How to Make Buttermilk at Home

How to Make Impossible Buttermilk Pie

The recipe begins by coating a 9-inch pie plate with butter and preheating the oven to 350 degrees F. Next, you whisk sugar, buttermilk, eggs, baking mix, melted butter, and vanilla together in a bowl until creamy. That mixture gets poured into the prepared pie plate and gets baked until the center is set and the top is golden brown, which takes about 30 minutes. After cooling for about five minutes, the pie is ready to slice and serve.

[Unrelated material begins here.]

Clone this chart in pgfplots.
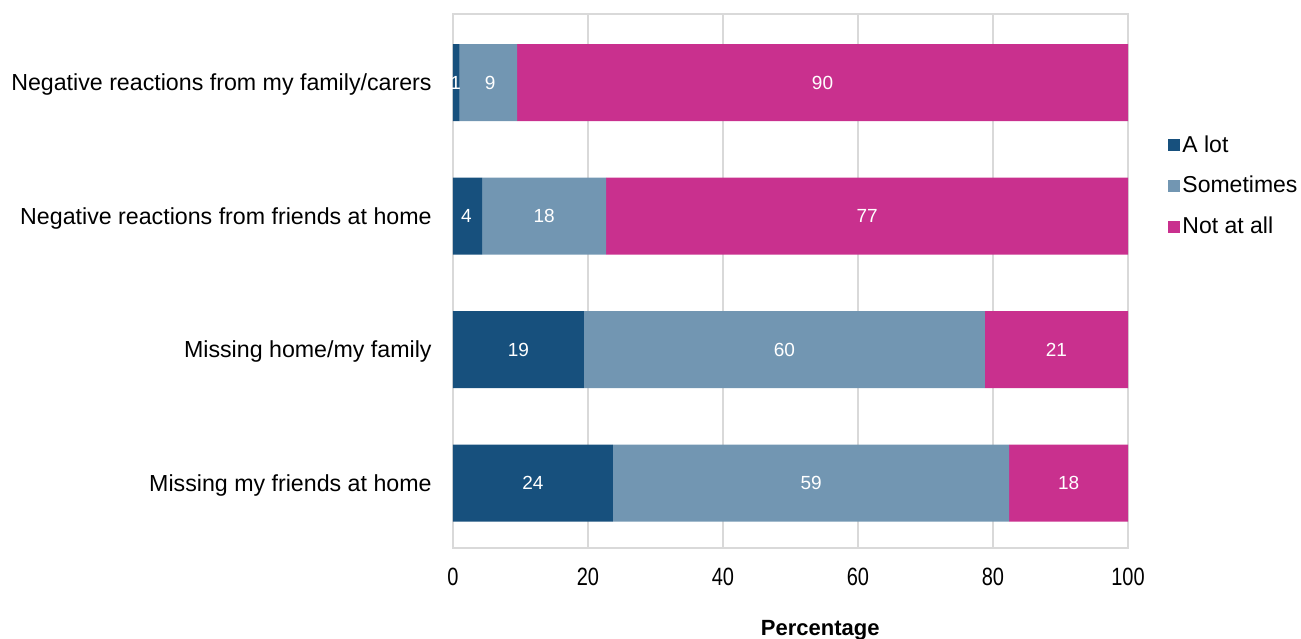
\documentclass[border=0pt]{standalone}
\usepackage{fontspec}
\setmainfont{Liberation Sans}
\newfontfamily\narrowfont[FakeStretch=0.8]{Liberation Sans}
\usepackage{pgfplots}
\pgfplotsset{compat=1.18}
\definecolor{alot}{RGB}{23,80,125}
\definecolor{sometimes}{RGB}{114,150,178}
\definecolor{notatall}{RGB}{201,48,142}
\definecolor{gridgray}{RGB}{217,217,217}

\pgfplotstableread{
y x
0 23.7
1 19.4
2 4.3
3 1.0
}\alot
\pgfplotstableread{
y x
0 58.7
1 59.4
2 18.4
3 8.5
}\sometimes
\pgfplotstableread{
y x
0 17.6
1 21.2
2 77.3
3 90.5
}\notatall
\pgfplotstableread{
x y lab
11.85 0 24
53.05 0 59
91.2 0 18
9.7 1 19
49.1 1 60
89.4 1 21
2.0 2 4
13.5 2 18
61.35 2 77
0.4 3 1
5.5 3 9
54.75 3 90
}\labels

\begin{document}
\begin{tikzpicture}
\begin{axis}[name=main,
  xbar stacked,
  scale only axis, width=337.5pt, height=267pt,
  xmin=0, xmax=100, ymin=-0.485, ymax=3.515,
  bar width=38.5pt,
  xtick={0,20,40,60,80,100},
  ytick={0,1,2,3},
  yticklabels={Missing my friends at home, Missing home/my family, Negative reactions from friends at home\hspace{4pt}, Negative reactions from my family/carers},
  xmajorgrids, grid style={gridgray, line width=0.8pt},
  axis line style={gridgray, line width=0.8pt},
  major tick length=0pt,
  /pgf/number format/assume math mode=true,
  xticklabel style={font=\narrowfont\fontsize{12.5}{14}\selectfont, anchor=base, yshift=-19pt},
  yticklabel style={font=\fontsize{11.6}{13}\selectfont, anchor=base east, inner sep=0pt, xshift=-10.5pt, yshift=-4pt},
  xlabel={Percentage},
  xlabel style={at={(axis description cs:0.544,0)}, anchor=base, yshift=-44pt, font=\bfseries\fontsize{11}{13}\selectfont},
  legend style={draw=none, fill=none, inner sep=0pt, at={(1.0593,0.678)}, anchor=west,
    font=\fontsize{11.5}{13}\selectfont, row sep=8.5pt,
    nodes={inner sep=1pt}},
  legend cell align=left,
  legend image code/.code={\fill[#1] (0pt,-3pt) rectangle (6pt,3pt);},
]
\addplot[fill=alot, draw=none] table[x=x,y=y] {\alot};
\addplot[fill=sometimes, draw=none] table[x=x,y=y] {\sometimes};
\addplot[fill=notatall, draw=none] table[x=x,y=y] {\notatall};
\legend{A lot, Sometimes, Not at all}
\end{axis}
\begin{axis}[
  scale only axis, width=337.5pt, height=267pt,
  xmin=0, xmax=100, ymin=-0.485, ymax=3.515, hide axis,
]
\addplot[draw=none, mark=none, nodes near coords, point meta=explicit symbolic,
  nodes near coords style={text=white, anchor=center, font=\fontsize{9.5}{11}\selectfont}]
  table[x=x, y=y, meta=lab] {\labels};
\end{axis}
\pgfresetboundingbox
\useasboundingbox ([shift={(-226.5pt,-45.5pt)}]main.south west) rectangle ([shift={(86.5pt,7pt)}]main.north east);
\end{tikzpicture}
\end{document}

My Thoughts on Impossible Buttermilk Pie

Sara Haas

The reviewers were right, making this pie is simple and it’s a doable recipe for any novice baker. Many of the ingredients are pantry and refrigerator staples, which also means it could be an easy weeknight dessert.  As for the texture and flavor, I found both to be pleasant. I didn’t miss the crust since my pie came out with a beautiful crispy golden top which offered a bit of texture in contrast to the creamy interior. The flavor was buttery, custardy, and similar to crème brûlée, but a bit sweeter. I served it with fresh fruit and a dollop of whipped cream, and none of my guests complained.

Tips for Making Buttermilk Pie

The pie is delicious, but here are a few suggestions I have after making it:

  • Decrease the sugar. Other reviewers mention this, and I agree, that the pie is overly sweet. Next time, I will cut the sugar down to 1 or 1 1/4 cups instead of the full 1 1/2 cups.
  • Add some spice. The flavor of the pie is simple, which makes it perfect for topping. To make things more interesting, I’d consider adding a teaspoon or two of spices like ground cinnamon, ginger, and nutmeg, and I’d also add more vanilla extract.
  • Toss in a bit of salt. Salt is a flavor enhancer, which would help this pie. Next time, I’ll add 1/4 teaspoon to help bring out the flavor of the buttermilk and other ingredients. 
  • Top it. The pie can be enjoyed plain, but I enjoyed it with fresh fruit topping and the whipped cream. I also love the idea of adding toasted or candied pecans (or other nuts) for a bit of crunch.